The government’s own data undercuts its complaint-driven stance. On one hand, they block millions of dubious SIMs every year. On the other, they admit citizens are still getting scammed by relatives or hired hands using their SIMs, which the government insists is the owner’s fault. This contradiction screams policy misalignment. In a logical world, the state would clamp down on all avenues of fraud. It can arrest the criminals, wipe out the rogue apps, shore up security at copy shops, and fund lightning-fast verification tools. Instead, it often amounts to cat-and-mouse games that leave citizens running bewildered.

Nor is the reality much improved by education campaigns. The government’s big play is this mantra: “Stop, think, and verify”. It’s the same advice for romance scammers and loan sharks. To an extent it’s sound as “yes, everyone should question unexpected claims of arrest or lottery”. But telling a frightened grandfather in rural India to “calm down and check a government site” isn’t empathy, it’s blaming the victim. By the time he has any presence of mind, the money is gone. Our cybercrime coordination cell’s motto should perhaps be: “Awareness is great, but arrests are better.”

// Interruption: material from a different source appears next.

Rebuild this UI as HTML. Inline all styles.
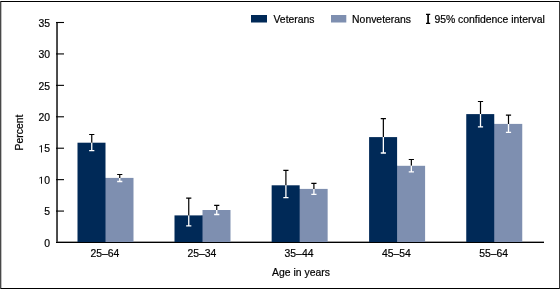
<!DOCTYPE html>
<html><head><meta charset="utf-8"><style>
html,body{margin:0;padding:0;background:#fff;width:560px;height:290px;overflow:hidden}
svg{display:block;will-change:transform}
text{font-family:"Liberation Sans",sans-serif;font-size:10.4px;fill:#000;stroke:#000;stroke-width:0.2px}
</style></head><body>
<svg width="560" height="290" viewBox="0 0 560 290">
<rect x="0" y="1" width="560" height="1" fill="#000" shape-rendering="crispEdges"/>
<rect x="0" y="288" width="560" height="1" fill="#000" shape-rendering="crispEdges"/>
<rect x="0" y="1" width="1" height="288" fill="#484848" shape-rendering="crispEdges"/>
<rect x="1" y="2" width="1" height="286" fill="#c0c0c0" shape-rendering="crispEdges"/>
<rect x="559" y="1" width="1" height="288" fill="#383838" shape-rendering="crispEdges"/>
<rect x="56" y="241" width="488" height="1" fill="#a0a0a0" shape-rendering="crispEdges"/>
<rect x="105.50" y="177.90" width="28.0" height="64.10" fill="#7e8fb0"/>
<rect x="104.50" y="177.90" width="1.5" height="64.10" fill="#7e8fb0"/>
<rect x="77.50" y="142.70" width="28.0" height="99.30" fill="#002957"/>
<rect x="202.50" y="210.00" width="28.0" height="32.00" fill="#7e8fb0"/>
<rect x="201.50" y="215.40" width="1.5" height="26.60" fill="#7e8fb0"/>
<rect x="174.50" y="215.40" width="28.0" height="26.60" fill="#002957"/>
<rect x="299.65" y="188.90" width="28.0" height="53.10" fill="#7e8fb0"/>
<rect x="298.65" y="188.90" width="1.5" height="53.10" fill="#7e8fb0"/>
<rect x="271.65" y="185.30" width="28.0" height="56.70" fill="#002957"/>
<rect x="397.10" y="165.80" width="28.0" height="76.20" fill="#7e8fb0"/>
<rect x="396.10" y="165.80" width="1.5" height="76.20" fill="#7e8fb0"/>
<rect x="369.10" y="137.10" width="28.0" height="104.90" fill="#002957"/>
<rect x="494.25" y="123.90" width="28.0" height="118.10" fill="#7e8fb0"/>
<rect x="493.25" y="123.90" width="1.5" height="118.10" fill="#7e8fb0"/>
<rect x="466.25" y="114.10" width="28.0" height="127.90" fill="#002957"/>
<path d="M91.75 134.50V142.70M89.15 134.50H94.35" stroke="#000" stroke-width="1.2" fill="none"/>
<path d="M91.75 142.70V150.60M89.15 150.60H94.35" stroke="#fff" stroke-width="1.3" fill="none"/>
<path d="M119.75 174.50V177.90M117.15 174.50H122.35" stroke="#000" stroke-width="1.2" fill="none"/>
<path d="M119.75 177.90V181.50M117.15 181.50H122.35" stroke="#fff" stroke-width="1.3" fill="none"/>
<path d="M188.75 198.20V215.40M186.15 198.20H191.35" stroke="#000" stroke-width="1.2" fill="none"/>
<path d="M188.75 215.40V225.90M186.15 225.90H191.35" stroke="#fff" stroke-width="1.3" fill="none"/>
<path d="M216.75 205.40V210.00M214.15 205.40H219.35" stroke="#000" stroke-width="1.2" fill="none"/>
<path d="M216.75 210.00V214.50M214.15 214.50H219.35" stroke="#fff" stroke-width="1.3" fill="none"/>
<path d="M285.90 170.40V185.30M283.30 170.40H288.50" stroke="#000" stroke-width="1.2" fill="none"/>
<path d="M285.90 185.30V197.60M283.30 197.60H288.50" stroke="#fff" stroke-width="1.3" fill="none"/>
<path d="M313.90 183.40V188.90M311.30 183.40H316.50" stroke="#000" stroke-width="1.2" fill="none"/>
<path d="M313.90 188.90V194.30M311.30 194.30H316.50" stroke="#fff" stroke-width="1.3" fill="none"/>
<path d="M383.35 118.60V137.10M380.75 118.60H385.95" stroke="#000" stroke-width="1.2" fill="none"/>
<path d="M383.35 137.10V153.00M380.75 153.00H385.95" stroke="#fff" stroke-width="1.3" fill="none"/>
<path d="M411.35 159.50V165.80M408.75 159.50H413.95" stroke="#000" stroke-width="1.2" fill="none"/>
<path d="M411.35 165.80V171.90M408.75 171.90H413.95" stroke="#fff" stroke-width="1.3" fill="none"/>
<path d="M480.50 101.50V114.10M477.90 101.50H483.10" stroke="#000" stroke-width="1.2" fill="none"/>
<path d="M480.50 114.10V126.80M477.90 126.80H483.10" stroke="#fff" stroke-width="1.3" fill="none"/>
<path d="M508.50 115.20V123.90M505.90 115.20H511.10" stroke="#000" stroke-width="1.2" fill="none"/>
<path d="M508.50 123.90V132.30M505.90 132.30H511.10" stroke="#fff" stroke-width="1.3" fill="none"/>
<rect x="56" y="22" width="1" height="221" fill="#505050" shape-rendering="crispEdges"/>
<rect x="57" y="22" width="1" height="221" fill="#484848" shape-rendering="crispEdges"/>
<rect x="56" y="242" width="488" height="1" fill="#000" shape-rendering="crispEdges"/>
<g transform="translate(50,246.70)"><text x="0" y="0" text-anchor="end">0</text></g>
<line x1="56" y1="211.071" x2="64" y2="211.071" stroke="#000" stroke-width="1.1"/>
<g transform="translate(50,215.27)"><text x="0" y="0" text-anchor="end">5</text></g>
<line x1="56" y1="179.643" x2="64" y2="179.643" stroke="#000" stroke-width="1.1"/>
<g transform="translate(50,183.84)"><path transform="translate(-11.568,0) scale(0.005078,-0.005078)" d="M515 0V1237L197 1010V1180L530 1409H696V0Z" fill="#000"/><text x="0" y="0" text-anchor="end">0</text></g>
<line x1="56" y1="148.214" x2="64" y2="148.214" stroke="#000" stroke-width="1.1"/>
<g transform="translate(50,152.41)"><path transform="translate(-11.568,0) scale(0.005078,-0.005078)" d="M515 0V1237L197 1010V1180L530 1409H696V0Z" fill="#000"/><text x="0" y="0" text-anchor="end">5</text></g>
<line x1="56" y1="116.786" x2="64" y2="116.786" stroke="#000" stroke-width="1.1"/>
<g transform="translate(50,120.99)"><text x="0" y="0" text-anchor="end">20</text></g>
<line x1="56" y1="85.357" x2="64" y2="85.357" stroke="#000" stroke-width="1.1"/>
<g transform="translate(50,89.56)"><text x="0" y="0" text-anchor="end">25</text></g>
<line x1="56" y1="53.929" x2="64" y2="53.929" stroke="#000" stroke-width="1.1"/>
<g transform="translate(50,58.13)"><text x="0" y="0" text-anchor="end">30</text></g>
<line x1="56" y1="22.500" x2="64" y2="22.500" stroke="#000" stroke-width="1.1"/>
<g transform="translate(50,26.70)"><text x="0" y="0" text-anchor="end">35</text></g>
<text x="104.85" y="257.3" text-anchor="middle">25–64</text>
<text x="201.85" y="257.3" text-anchor="middle">25–34</text>
<text x="299.00" y="257.3" text-anchor="middle">35–44</text>
<text x="396.45" y="257.3" text-anchor="middle">45–54</text>
<text x="493.60" y="257.3" text-anchor="middle">55–64</text>
<text x="301" y="275.5" text-anchor="middle">Age in years</text>
<text transform="translate(22.8,132.5) rotate(-90)" text-anchor="middle">Percent</text>
<rect x="251" y="15" width="16" height="7.5" fill="#002957"/>
<text x="273.5" y="22.6">Veterans</text>
<rect x="331" y="15" width="15.3" height="7.5" fill="#7e8fb0"/>
<text x="352.1" y="22.6">Nonveterans</text>
<path d="M426 14.4h4.2M428.1 14.4v9M426 23.4h4.2" stroke="#000" stroke-width="1.1" fill="none"/><path d="M428.1 14.4v9" stroke="#000" stroke-width="1.35"/>
<text x="434.4" y="22.6">95% confidence interval</text>
</svg>
</body></html>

The disconnect between talk and action leaves citizens outraged. Why, many wonder, can a crafty youngster still download “Call ID Faker 2025” from the play store, spoof numbers with impunity, and ruin someone’s life with a few taps, when the telecom minister knows full well what’s happening? If these apps are illegal, why isn’t the state yanking them offline, or suing their developers?

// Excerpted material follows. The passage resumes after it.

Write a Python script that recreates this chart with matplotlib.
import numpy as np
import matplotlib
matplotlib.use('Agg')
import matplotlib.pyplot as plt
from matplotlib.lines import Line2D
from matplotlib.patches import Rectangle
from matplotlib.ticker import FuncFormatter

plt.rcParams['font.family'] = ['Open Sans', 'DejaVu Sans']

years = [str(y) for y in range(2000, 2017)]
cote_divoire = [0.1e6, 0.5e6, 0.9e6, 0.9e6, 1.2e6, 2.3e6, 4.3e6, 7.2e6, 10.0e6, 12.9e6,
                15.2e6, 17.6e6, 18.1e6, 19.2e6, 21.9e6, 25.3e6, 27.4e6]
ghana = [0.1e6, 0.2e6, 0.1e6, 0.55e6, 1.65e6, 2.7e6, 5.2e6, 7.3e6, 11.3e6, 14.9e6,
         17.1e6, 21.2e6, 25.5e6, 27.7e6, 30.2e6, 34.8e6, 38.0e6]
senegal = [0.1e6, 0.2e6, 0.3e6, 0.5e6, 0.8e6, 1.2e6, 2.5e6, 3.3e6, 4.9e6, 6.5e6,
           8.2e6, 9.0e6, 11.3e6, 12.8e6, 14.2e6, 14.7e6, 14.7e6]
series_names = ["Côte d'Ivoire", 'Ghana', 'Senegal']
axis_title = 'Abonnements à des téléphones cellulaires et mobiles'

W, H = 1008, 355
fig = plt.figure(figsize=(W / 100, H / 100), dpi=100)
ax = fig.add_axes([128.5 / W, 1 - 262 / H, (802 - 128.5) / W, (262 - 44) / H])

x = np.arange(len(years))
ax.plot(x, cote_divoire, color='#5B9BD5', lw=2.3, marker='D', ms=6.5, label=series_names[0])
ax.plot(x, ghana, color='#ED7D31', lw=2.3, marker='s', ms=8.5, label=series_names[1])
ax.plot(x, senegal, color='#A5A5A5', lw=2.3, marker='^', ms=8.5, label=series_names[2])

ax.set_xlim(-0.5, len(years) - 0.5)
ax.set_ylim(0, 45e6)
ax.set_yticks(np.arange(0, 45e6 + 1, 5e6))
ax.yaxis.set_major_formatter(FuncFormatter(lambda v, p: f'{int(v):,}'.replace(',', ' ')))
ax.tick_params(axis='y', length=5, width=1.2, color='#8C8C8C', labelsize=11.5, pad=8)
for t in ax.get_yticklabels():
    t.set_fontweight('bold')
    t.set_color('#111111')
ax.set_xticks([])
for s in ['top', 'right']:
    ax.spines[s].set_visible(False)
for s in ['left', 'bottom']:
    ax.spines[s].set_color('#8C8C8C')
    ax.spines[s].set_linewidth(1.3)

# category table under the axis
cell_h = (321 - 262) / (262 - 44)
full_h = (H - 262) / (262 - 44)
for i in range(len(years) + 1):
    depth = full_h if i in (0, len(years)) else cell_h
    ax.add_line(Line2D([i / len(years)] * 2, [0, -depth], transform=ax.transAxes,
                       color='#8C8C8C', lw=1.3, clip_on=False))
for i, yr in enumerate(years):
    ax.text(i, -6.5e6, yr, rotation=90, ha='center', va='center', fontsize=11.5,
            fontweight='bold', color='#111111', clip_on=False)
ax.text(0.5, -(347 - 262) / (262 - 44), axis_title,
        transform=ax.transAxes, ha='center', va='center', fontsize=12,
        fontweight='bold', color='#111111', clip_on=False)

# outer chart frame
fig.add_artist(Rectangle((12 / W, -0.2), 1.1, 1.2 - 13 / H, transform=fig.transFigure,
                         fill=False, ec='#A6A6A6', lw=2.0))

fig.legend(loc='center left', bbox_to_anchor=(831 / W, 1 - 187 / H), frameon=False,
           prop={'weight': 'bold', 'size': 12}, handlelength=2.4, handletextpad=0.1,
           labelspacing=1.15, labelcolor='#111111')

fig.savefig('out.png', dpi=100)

Why are senior citizens told “don’t use them” as if that magically makes them vanish? And what of compensation? If a SIM is fraudulently obtained, shouldn’t the nation’s telecommunications network (which had increased it’s tariff rates) or at least the party that issued it without verification, share the burden? Right now, the poster child seems to be the citizen’s own irate face, watching helplessly as the law shrugs and says- “You should have been more careful.”

As for Sanchar Saathi, it remains a hallowed idea with shaky execution. It was trumpeted that the portal has helped over 6 lakh victims recover stolen phones, as if flashing a victory badge. But ask an actual user and you’ll hear only one number: fifteen thousand (milliseconds) between request and stall, which feels like an eternity.

A portal’s success isn’t just measured in bureaucracy’s bulletins but in user trust. If the flagship system is sluggish and buggy, why should a common man trust a government warning about suspicious calls? The epistemic dissonance of preach vigilance, but make your own tools vexing, erodes faith in all official advice.

In the end, India’s cyber-safety battleground is littered with contradictions. We are told identity theft is a priority, yet a xerox shop can shred your life and walk free. We are told to beware of digital arrests, yet conmen keep calling. We are threatened with prison for SIM fraud, yet see no help in blocking stolen numbers swiftly. Every scam reported paints a damning picture of gaps in enforcement: crowded market squares where pickpockets run free.

Has Digitalization Lead To An Increase In Scams In India? The Government must answer.

The one thing that remains certain is this, that the blame falls unevenly. Criminals and shady businesses run rings around enforcement, and the common man, especially the vulnerable and the elderly, endures the fallout. Over the din of government assurances, you can almost hear their urgent question echo: Who will take responsibility for all this? For now, the answers and the fixes remain as elusive as a blacked-out caller ID.